Aim:
Reproduce the listing below character for character; drop every image.

--- Begin Dataset extract ---

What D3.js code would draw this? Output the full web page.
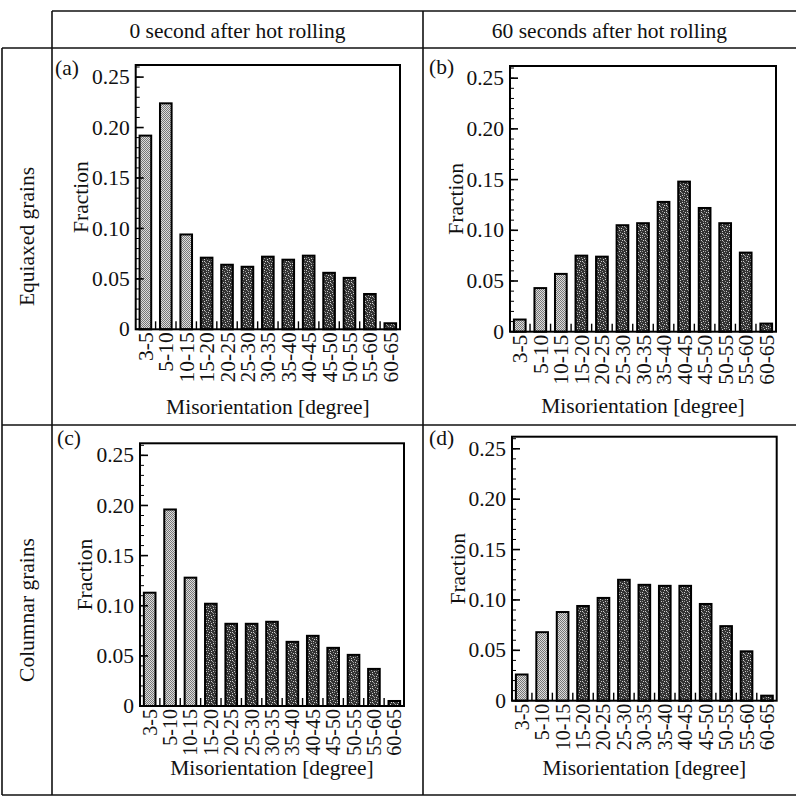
<!DOCTYPE html>
<html>
<head>
<meta charset="utf-8">
<script src="https://cdn.jsdelivr.net/npm/d3@7"></script>
<style>
  html, body { margin: 0; padding: 0; background: #fff; }
  svg { display: block; }
  text { font-family: "Liberation Serif", "Times New Roman", serif; fill: #111; }
</style>
</head>
<body>
<svg id="chart" width="796" height="797"></svg>
<script>
// ---------------- data ----------------
const categories = ["3-5","5-10","10-15","15-20","20-25","25-30","30-35","35-40","40-45","45-50","50-55","55-60","60-65"];
const lightCategories = ["3-5","5-10","10-15"];
const equiaxed0s  = [0.192, 0.224, 0.094, 0.071, 0.064, 0.062, 0.072, 0.069, 0.073, 0.056, 0.051, 0.035, 0.006];
const equiaxed60s = [0.012, 0.043, 0.057, 0.075, 0.074, 0.105, 0.107, 0.128, 0.148, 0.122, 0.107, 0.078, 0.008];
const columnar0s  = [0.113, 0.196, 0.128, 0.102, 0.082, 0.082, 0.084, 0.064, 0.070, 0.058, 0.051, 0.037, 0.005];
const columnar60s = [0.026, 0.068, 0.088, 0.094, 0.102, 0.120, 0.115, 0.114, 0.114, 0.096, 0.074, 0.049, 0.005];
const yTicks = [0, 0.05, 0.10, 0.15, 0.20, 0.25];
const yTickLabels = ["0", "0.05", "0.10", "0.15", "0.20", "0.25"];
const columnHeaders = ["0 second after hot rolling", "60 seconds after hot rolling"];
const rowHeaders = ["Equiaxed grains", "Columnar grains"];
const panelLetters = ["(a)", "(b)", "(c)", "(d)"];
const yTitle = "Fraction";
const xTitle = "Misorientation [degree]";

// ---------------- layout ----------------
const svg = d3.select("#chart");
const FS = 21.5;

// patterns
const defs = svg.append("defs");
const pl = defs.append("pattern").attr("id","light").attr("patternUnits","userSpaceOnUse")
  .attr("width",2).attr("height",2);
pl.append("rect").attr("width",2).attr("height",2).attr("fill","#dcdcdc");
pl.append("rect").attr("x",0).attr("y",0).attr("width",1).attr("height",1).attr("fill","#777");
pl.append("rect").attr("x",1).attr("y",1).attr("width",1).attr("height",1).attr("fill","#777");

const pd = defs.append("pattern").attr("id","dark").attr("patternUnits","userSpaceOnUse")
  .attr("width",7).attr("height",7);
pd.append("rect").attr("width",7).attr("height",7).attr("fill","#333");
[[1,0],[4,1],[6,2],[2,3],[5,4],[0,5],[3,6],[5,6],[1,2],[3,4]].forEach(([x,y],i)=>{
  pd.append("rect").attr("x",x).attr("y",y).attr("width",1).attr("height",1)
    .attr("fill", i%2 ? "#999" : "#d0d0d0");
});

// table grid
const L = 2, T = 11, H = 48, MID_Y = 425, B = 795, C1 = 52, C2 = 423;
const grid = svg.append("g").attr("stroke","#111").attr("stroke-width",1.6).attr("fill","none");
grid.append("line").attr("x1",C1).attr("x2",796).attr("y1",T).attr("y2",T);
grid.append("line").attr("x1",L).attr("x2",796).attr("y1",H).attr("y2",H);
grid.append("line").attr("x1",L).attr("x2",796).attr("y1",MID_Y).attr("y2",MID_Y);
grid.append("line").attr("x1",L).attr("x2",796).attr("y1",B).attr("y2",B);
grid.append("line").attr("x1",L).attr("x2",L).attr("y1",H).attr("y2",B);
grid.append("line").attr("x1",C1).attr("x2",C1).attr("y1",T).attr("y2",B);
grid.append("line").attr("x1",C2).attr("x2",C2).attr("y1",T).attr("y2",B);

svg.append("text").attr("x",(C1+C2)/2).attr("y",38).attr("text-anchor","middle")
  .attr("font-size",FS).text(columnHeaders[0]);
svg.append("text").attr("x",(C2+796)/2).attr("y",38).attr("text-anchor","middle")
  .attr("font-size",FS).text(columnHeaders[1]);
svg.append("text").attr("transform",`translate(34,${(H+MID_Y)/2}) rotate(-90)`)
  .attr("text-anchor","middle").attr("font-size",FS).text(rowHeaders[0]);
svg.append("text").attr("transform",`translate(34,${(MID_Y+B)/2}) rotate(-90)`)
  .attr("text-anchor","middle").attr("font-size",FS).text(rowHeaders[1]);

const panels = [
  {values: equiaxed0s,  x0:135.7, x1:400,   y0:65,    y1:329.3, lx:55,  ly:75,  titleY:414, yt:80},
  {values: equiaxed60s, x0:510,   x1:776,   y0:66,    y1:331.7, lx:429, ly:74,  titleY:413, yt:455},
  {values: columnar0s,  x0:140,   x1:404,   y0:443.3, y1:706,   lx:57,  ly:445, titleY:775, yt:84},
  {values: columnar60s, x0:512,   x1:776.7, y0:436.7, y1:700.7, lx:429, ly:445, titleY:775, yt:457}
];

panels.forEach((p, idx) => {
  const g = svg.append("g");
  const x = d3.scaleBand().domain(categories).range([p.x0, p.x1])
    .paddingInner(0.43).paddingOuter(0.19);
  const y = d3.scaleLinear().domain([0, 0.262]).range([p.y1, p.y0]);

  // bars
  g.selectAll("rect.bar").data(categories.map((c,i)=>({c, v:p.values[i]})))
    .join("rect").attr("class","bar")
    .attr("x", d => x(d.c)).attr("width", x.bandwidth())
    .attr("y", d => y(d.v)).attr("height", d => y(0) - y(d.v))
    .attr("fill", d => lightCategories.includes(d.c) ? "url(#light)" : "url(#dark)")
    .attr("stroke","#000").attr("stroke-width",2);

  // x minor ticks between bars
  const step = x.step();
  const bounds = categories.slice(1).map(c => x(c) - (step - x.bandwidth())/2);
  g.selectAll("line.xt").data(bounds).join("line")
    .attr("x1", d=>d).attr("x2", d=>d).attr("y1", y(0)).attr("y2", y(0)-8)
    .attr("stroke","#000").attr("stroke-width",1.4);

  // y ticks (inward)
  const minor = d3.range(0, 0.2601, 0.01);
  g.selectAll("line.ymin").data(minor).join("line")
    .attr("x1", p.x0).attr("x2", p.x0+4).attr("y1", d=>y(d)).attr("y2", d=>y(d))
    .attr("stroke","#000").attr("stroke-width",1);
  g.selectAll("line.ymaj").data(yTicks).join("line")
    .attr("x1", p.x0).attr("x2", p.x0+8).attr("y1", d=>y(d)).attr("y2", d=>y(d))
    .attr("stroke","#000").attr("stroke-width",1.6);

  // frame
  g.append("rect").attr("x",p.x0).attr("y",p.y0).attr("width",p.x1-p.x0).attr("height",p.y1-p.y0)
    .attr("fill","none").attr("stroke","#000").attr("stroke-width",2);

  // y tick labels
  g.selectAll("text.yl").data(yTicks).join("text")
    .attr("x", p.x0-6).attr("y", d=>y(d)).attr("dy","0.33em")
    .attr("text-anchor","end").attr("font-size",FS)
    .text((d,i)=>yTickLabels[i]);

  // x tick labels (rotated)
  g.selectAll("text.xl").data(categories).join("text")
    .attr("transform", d => `translate(${x(d)+x.bandwidth()/2},${y(0)+3}) rotate(-90)`)
    .attr("dy","0.35em").attr("text-anchor","end").attr("font-size", idx<2 ? FS : 20)
    .text(d=>d);

  // axis titles
  g.append("text").attr("transform",`translate(${p.yt},${(p.y0+p.y1)/2}) rotate(-90)`)
    .attr("dy","0.35em").attr("text-anchor","middle").attr("font-size",FS).text(yTitle);
  g.append("text").attr("x",(p.x0+p.x1)/2).attr("y",p.titleY)
    .attr("text-anchor","middle").attr("font-size",FS).text(xTitle);

  // panel letter
  svg.append("text").attr("x",p.lx).attr("y",p.ly).attr("font-size",FS).text(panelLetters[idx]);
});
</script>
</body>
</html>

--- End Dataset extract ---

Task solution:
What D3.js code would draw this? Output the full web page.
<!DOCTYPE html>
<html>
<head>
<meta charset="utf-8">
<script src="https://cdn.jsdelivr.net/npm/d3@7"></script>
<style>
  html, body { margin: 0; padding: 0; background: #fff; }
  svg { display: block; }
  text { font-family: "Liberation Serif", "Times New Roman", serif; fill: #111; }
</style>
</head>
<body>
<svg id="chart" width="796" height="797"></svg>
<script>
// ---------------- data ----------------
const categories = ["3-5","5-10","10-15","15-20","20-25","25-30","30-35","35-40","40-45","45-50","50-55","55-60","60-65"];
const lightCategories = ["3-5","5-10","10-15"];
const equiaxed0s  = [0.192, 0.224, 0.094, 0.071, 0.064, 0.062, 0.072, 0.069, 0.073, 0.056, 0.051, 0.035, 0.006];
const equiaxed60s = [0.012, 0.043, 0.057, 0.075, 0.074, 0.105, 0.107, 0.128, 0.148, 0.122, 0.107, 0.078, 0.008];
const columnar0s  = [0.113, 0.196, 0.128, 0.102, 0.082, 0.082, 0.084, 0.064, 0.070, 0.058, 0.051, 0.037, 0.005];
const columnar60s = [0.026, 0.068, 0.088, 0.094, 0.102, 0.120, 0.115, 0.114, 0.114, 0.096, 0.074, 0.049, 0.005];
const yTicks = [0, 0.05, 0.10, 0.15, 0.20, 0.25];
const yTickLabels = ["0", "0.05", "0.10", "0.15", "0.20", "0.25"];
const columnHeaders = ["0 second after hot rolling", "60 seconds after hot rolling"];
const rowHeaders = ["Equiaxed grains", "Columnar grains"];
const panelLetters = ["(a)", "(b)", "(c)", "(d)"];
const yTitle = "Fraction";
const xTitle = "Misorientation [degree]";

// ---------------- layout ----------------
const svg = d3.select("#chart");
const FS = 21.5;

// patterns
const defs = svg.append("defs");
const pl = defs.append("pattern").attr("id","light").attr("patternUnits","userSpaceOnUse")
  .attr("width",2).attr("height",2);
pl.append("rect").attr("width",2).attr("height",2).attr("fill","#dcdcdc");
pl.append("rect").attr("x",0).attr("y",0).attr("width",1).attr("height",1).attr("fill","#777");
pl.append("rect").attr("x",1).attr("y",1).attr("width",1).attr("height",1).attr("fill","#777");

const pd = defs.append("pattern").attr("id","dark").attr("patternUnits","userSpaceOnUse")
  .attr("width",7).attr("height",7);
pd.append("rect").attr("width",7).attr("height",7).attr("fill","#333");
[[1,0],[4,1],[6,2],[2,3],[5,4],[0,5],[3,6],[5,6],[1,2],[3,4]].forEach(([x,y],i)=>{
  pd.append("rect").attr("x",x).attr("y",y).attr("width",1).attr("height",1)
    .attr("fill", i%2 ? "#999" : "#d0d0d0");
});

// table grid
const L = 2, T = 11, H = 48, MID_Y = 425, B = 795, C1 = 52, C2 = 423;
const grid = svg.append("g").attr("stroke","#111").attr("stroke-width",1.6).attr("fill","none");
grid.append("line").attr("x1",C1).attr("x2",796).attr("y1",T).attr("y2",T);
grid.append("line").attr("x1",L).attr("x2",796).attr("y1",H).attr("y2",H);
grid.append("line").attr("x1",L).attr("x2",796).attr("y1",MID_Y).attr("y2",MID_Y);
grid.append("line").attr("x1",L).attr("x2",796).attr("y1",B).attr("y2",B);
grid.append("line").attr("x1",L).attr("x2",L).attr("y1",H).attr("y2",B);
grid.append("line").attr("x1",C1).attr("x2",C1).attr("y1",T).attr("y2",B);
grid.append("line").attr("x1",C2).attr("x2",C2).attr("y1",T).attr("y2",B);

svg.append("text").attr("x",(C1+C2)/2).attr("y",38).attr("text-anchor","middle")
  .attr("font-size",FS).text(columnHeaders[0]);
svg.append("text").attr("x",(C2+796)/2).attr("y",38).attr("text-anchor","middle")
  .attr("font-size",FS).text(columnHeaders[1]);
svg.append("text").attr("transform",`translate(34,${(H+MID_Y)/2}) rotate(-90)`)
  .attr("text-anchor","middle").attr("font-size",FS).text(rowHeaders[0]);
svg.append("text").attr("transform",`translate(34,${(MID_Y+B)/2}) rotate(-90)`)
  .attr("text-anchor","middle").attr("font-size",FS).text(rowHeaders[1]);

const panels = [
  {values: equiaxed0s,  x0:135.7, x1:400,   y0:65,    y1:329.3, lx:55,  ly:75,  titleY:414, yt:80},
  {values: equiaxed60s, x0:510,   x1:776,   y0:66,    y1:331.7, lx:429, ly:74,  titleY:413, yt:455},
  {values: columnar0s,  x0:140,   x1:404,   y0:443.3, y1:706,   lx:57,  ly:445, titleY:775, yt:84},
  {values: columnar60s, x0:512,   x1:776.7, y0:436.7, y1:700.7, lx:429, ly:445, titleY:775, yt:457}
];

panels.forEach((p, idx) => {
  const g = svg.append("g");
  const x = d3.scaleBand().domain(categories).range([p.x0, p.x1])
    .paddingInner(0.43).paddingOuter(0.19);
  const y = d3.scaleLinear().domain([0, 0.262]).range([p.y1, p.y0]);

  // bars
  g.selectAll("rect.bar").data(categories.map((c,i)=>({c, v:p.values[i]})))
    .join("rect").attr("class","bar")
    .attr("x", d => x(d.c)).attr("width", x.bandwidth())
    .attr("y", d => y(d.v)).attr("height", d => y(0) - y(d.v))
    .attr("fill", d => lightCategories.includes(d.c) ? "url(#light)" : "url(#dark)")
    .attr("stroke","#000").attr("stroke-width",2);

  // x minor ticks between bars
  const step = x.step();
  const bounds = categories.slice(1).map(c => x(c) - (step - x.bandwidth())/2);
  g.selectAll("line.xt").data(bounds).join("line")
    .attr("x1", d=>d).attr("x2", d=>d).attr("y1", y(0)).attr("y2", y(0)-8)
    .attr("stroke","#000").attr("stroke-width",1.4);

  // y ticks (inward)
  const minor = d3.range(0, 0.2601, 0.01);
  g.selectAll("line.ymin").data(minor).join("line")
    .attr("x1", p.x0).attr("x2", p.x0+4).attr("y1", d=>y(d)).attr("y2", d=>y(d))
    .attr("stroke","#000").attr("stroke-width",1);
  g.selectAll("line.ymaj").data(yTicks).join("line")
    .attr("x1", p.x0).attr("x2", p.x0+8).attr("y1", d=>y(d)).attr("y2", d=>y(d))
    .attr("stroke","#000").attr("stroke-width",1.6);

  // frame
  g.append("rect").attr("x",p.x0).attr("y",p.y0).attr("width",p.x1-p.x0).attr("height",p.y1-p.y0)
    .attr("fill","none").attr("stroke","#000").attr("stroke-width",2);

  // y tick labels
  g.selectAll("text.yl").data(yTicks).join("text")
    .attr("x", p.x0-6).attr("y", d=>y(d)).attr("dy","0.33em")
    .attr("text-anchor","end").attr("font-size",FS)
    .text((d,i)=>yTickLabels[i]);

  // x tick labels (rotated)
  g.selectAll("text.xl").data(categories).join("text")
    .attr("transform", d => `translate(${x(d)+x.bandwidth()/2},${y(0)+3}) rotate(-90)`)
    .attr("dy","0.35em").attr("text-anchor","end").attr("font-size", idx<2 ? FS : 20)
    .text(d=>d);

  // axis titles
  g.append("text").attr("transform",`translate(${p.yt},${(p.y0+p.y1)/2}) rotate(-90)`)
    .attr("dy","0.35em").attr("text-anchor","middle").attr("font-size",FS).text(yTitle);
  g.append("text").attr("x",(p.x0+p.x1)/2).attr("y",p.titleY)
    .attr("text-anchor","middle").attr("font-size",FS).text(xTitle);

  // panel letter
  svg.append("text").attr("x",p.lx).attr("y",p.ly).attr("font-size",FS).text(panelLetters[idx]);
});
</script>
</body>
</html>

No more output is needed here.